Tra problemi di strade e di sostentamento, l'attività della Coop Overland prosegue. In zona sud già apposte alcune targhe, apprezzate dai cittadini
di Giuseppe Fontana e Matteo Arrigo
MESSINA – Non tutti se ne sono accorti, ma in tanti ce lo avete segnalato: in alcuni villaggi della zona Sud di Messina sono “spuntati” dei cartelli, targhe di legno su cui sono incisi i nomi dei quartieri o delle piazze. Si tratta di un servizio messo a punto al rifugio Sant’Eustochia dalla Coop Overland, che si occupa di assistenza, recupero, formazione, educazione e reinserimento sociale di persone fragili per lo più provenienti dal settore carcerario e tossicologico, operando in convenzione con il Tribunale di Messina, con l’Ufficio di Esecuzione Penale Esterna e con l’Ufficio Servizio Sociale Minorile.

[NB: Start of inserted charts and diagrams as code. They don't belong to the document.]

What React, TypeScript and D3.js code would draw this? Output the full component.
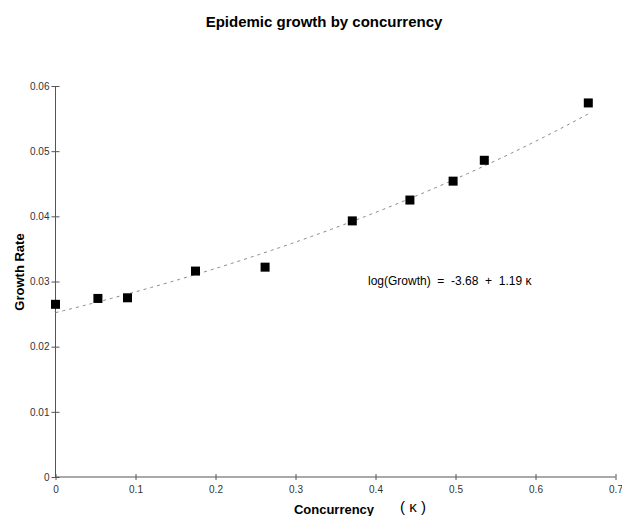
import React, { useEffect, useRef } from 'react'
import * as d3 from 'd3'

// concurrency (kappa) and observed growth rate
const kappa = [0, 0.053, 0.09, 0.175, 0.262, 0.371, 0.443, 0.497, 0.536, 0.666]
const growth = [0.0265, 0.0274, 0.0275, 0.0316, 0.0322, 0.0393, 0.0425, 0.0454, 0.0486, 0.0574]

const xTicks = [0, 0.1, 0.2, 0.3, 0.4, 0.5, 0.6, 0.7]
const yTicks = [0, 0.01, 0.02, 0.03, 0.04, 0.05, 0.06]

// fitted curve from the annotation: log(Growth) = -3.68 + 1.19 k
const fitIntercept = -3.68
const fitSlope = 1.19
const fitEnd = 0.666

const W = 622
const H = 516
const FONT = 'Liberation Sans, Arial, Helvetica, sans-serif'

export default function App() {
  const ref = useRef<SVGSVGElement>(null)

  useEffect(() => {
    const svg = d3.select(ref.current)
    svg.selectAll('*').remove()

    const x = d3.scaleLinear().domain([0, 0.7]).range([55.5, 615.5])
    const y = d3.scaleLinear().domain([0, 0.06]).range([477, 86])

    // title
    svg.append('text')
      .attr('x', 324).attr('y', 27)
      .attr('text-anchor', 'middle')
      .attr('font-family', FONT).attr('font-size', 15).attr('font-weight', 'bold')
      .text('Epidemic growth by concurrency')

    // y axis
    const yAxis = svg.append('g')
      .attr('transform', `translate(${x(0)},0)`)
      .call(d3.axisLeft(y).tickValues(yTicks).tickSize(4).tickPadding(2).tickFormat(d => String(d)))
    yAxis.select('.domain').attr('stroke', '#555').attr('d', `M0,${y(0)}V${y(0.06)}`)
    yAxis.selectAll('.tick line').attr('x1', 4).attr('stroke', '#555')
    yAxis.selectAll('.tick text').attr('font-family', FONT).attr('font-size', 10).attr('fill', '#333')

    // x axis
    const xAxis = svg.append('g')
      .attr('transform', `translate(0,${y(0)})`)
      .call(d3.axisBottom(x).tickValues(xTicks).tickSize(3).tickPadding(6).tickFormat(d => String(d)))
    xAxis.select('.domain').attr('stroke', '#555').attr('d', `M${x(0)},0H${x(0.7)}`)
    xAxis.selectAll('.tick line').attr('y1', -3).attr('stroke', '#555')
    xAxis.selectAll('.tick text').attr('font-family', FONT).attr('font-size', 10).attr('fill', '#333')

    // fitted curve
    const ks = d3.range(0, fitEnd, 0.005).concat([fitEnd])
    const line = d3.line<number>()
      .x(k => x(k))
      .y(k => y(Math.exp(fitIntercept + fitSlope * k)))
    svg.append('path')
      .attr('d', line(ks))
      .attr('fill', 'none')
      .attr('stroke', '#888')
      .attr('stroke-width', 1)
      .attr('stroke-dasharray', '3,4')

    // points
    const s = 9
    svg.append('g').selectAll('rect')
      .data(kappa.map((k, i) => ({ k, g: growth[i] })))
      .join('rect')
      .attr('x', d => x(d.k) - s / 2)
      .attr('y', d => y(d.g) - s / 2)
      .attr('width', s).attr('height', s)
      .attr('fill', '#000')

    // annotation
    svg.append('text')
      .attr('x', 368).attr('y', 285)
      .attr('font-family', FONT).attr('font-size', 12)
      .style('white-space', 'pre')
      .text('log(Growth)  =  -3.68  +  1.19 \u03ba')

    // axis titles
    svg.append('text')
      .attr('transform', 'translate(24,272) rotate(-90)')
      .attr('text-anchor', 'middle')
      .attr('font-family', FONT).attr('font-size', 13).attr('font-weight', 'bold')
      .text('Growth Rate')

    svg.append('text')
      .attr('x', 334).attr('y', 514)
      .attr('text-anchor', 'middle')
      .attr('font-family', FONT).attr('font-size', 13).attr('font-weight', 'bold')
      .text('Concurrency')

    svg.append('text')
      .attr('x', 413).attr('y', 512)
      .attr('text-anchor', 'middle')
      .attr('font-family', FONT).attr('font-size', 15)
      .style('white-space', 'pre')
      .text('( \u03ba )')
  }, [])

  return (
    <svg
      ref={ref}
      width={W}
      height={H}
      style={{ position: 'absolute', left: 0, top: 0, background: '#fff' }}
    />
  )
}
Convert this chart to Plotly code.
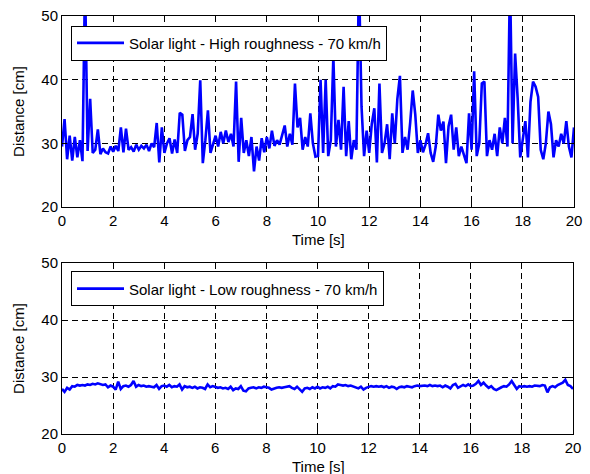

Il laboratorio di falegnameria del rifugio
Nel laboratorio di falegnameria, solo una delle attività svolte al rifugio di Larderia Superiore, sono stati prodotte le prime targhe. Alcune costeggiano la strada interna dell’area, e mostrano i nomi delle vittime della mafia. Altre, invece, sono state già sistemate lungo le vie e nei villaggi della zona Sud mentre altre ancora saranno realizzate e diffuse alla città perché “sono state accolte molto bene quelle già presenti”. A spiegarcelo è stato uno dei soci, Antonino Mandia, che ci ha raccontato l’iniziativa sottolineando che Overland e il rifugio “lavorano per la comunità e per questo abbiamo voluto creare qualcosa che possa servire, magari anche in chiave turistica”.
Il problema della strada e quello del sostentamento
I problemi del rifugio, però, restano tanti. Uno è legato alla strada per arrivare alla struttura principale ed è stato già sollevato settimane fa. “Una strada comunale – racconta Antonino Mandia – per cui abbiamo richiesto un intervento. Non si tratta di qualcosa di banale, potrebbe essere molto pericolosa e a forte rischio frane”. Senza contare il problema legato al sostentamento: “Le attività sono tutte importanti, ma ovviamente questo è un tema delicato. Detenzione, pene alternative, sono sempre più attuali. Si tende a ricucire il tessuto sociale e non a dividerlo. Bisogna lavorare tanto, perché dobbiamo renderci conto che ogni vita, anche chi è stato in detenzione, resta una vita e ha una condizione umana da rispettare. In questo momento noi non abbiamo nessuna sovvenzione, il rifugio va avanti grazie alle donazioni e al sostegno dei soci, oltre che a quello della città”.